Some of our National Guard troops recently returned from tours of duty in Iraq and Afghanistan. They belong here.
"War is a racket," said Marine Corps General Smedley Butler in an anthology of that name published after World War I. Having been there, he wrote on the subject with insight. Dwight Eisenhower, who ended the Korean War, said in a kind of farewell speech after eight years as president, "Beware of the military-Industrial complex."
But we are fed propaganda and lies. We are told we are involved in a noble effort, while all the time control of oil in Iraq and a new oil pipeline through Afghanistan are the genuine glistening motivators - unconscious perhaps. If not, why are there so many war profiteers?

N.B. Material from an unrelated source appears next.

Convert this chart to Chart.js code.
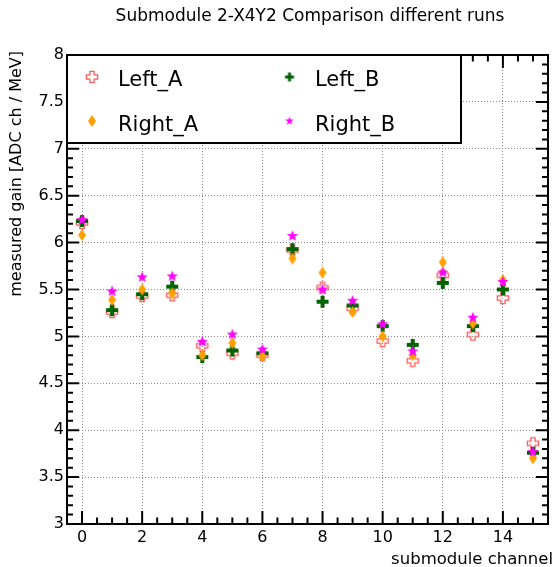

I mourn the loss of American soldiers. I mourn equally the loss of people in Iraq and Afghanistan.
We tend not to harp on the vast civilian casualties and displacements, by a kind of tacit media conspiracy of silence. We go out with our troops as reporters, and fail to say much about the "collateral damage" (what a euphemism!) as the corpses of the innocent are called.
We need less stress on military academies and something like a Peace Corps Academy to do things like have graduates build schools for boys and girls in Afghanistan, and otherwise transform the world into a place where it is easier for people to be good and equal.
Some would add that war is not even good business compared with spending on health and education, and in the long run we have to choose between guns and butter. There are limited resources on this planet. From whom and what will they do?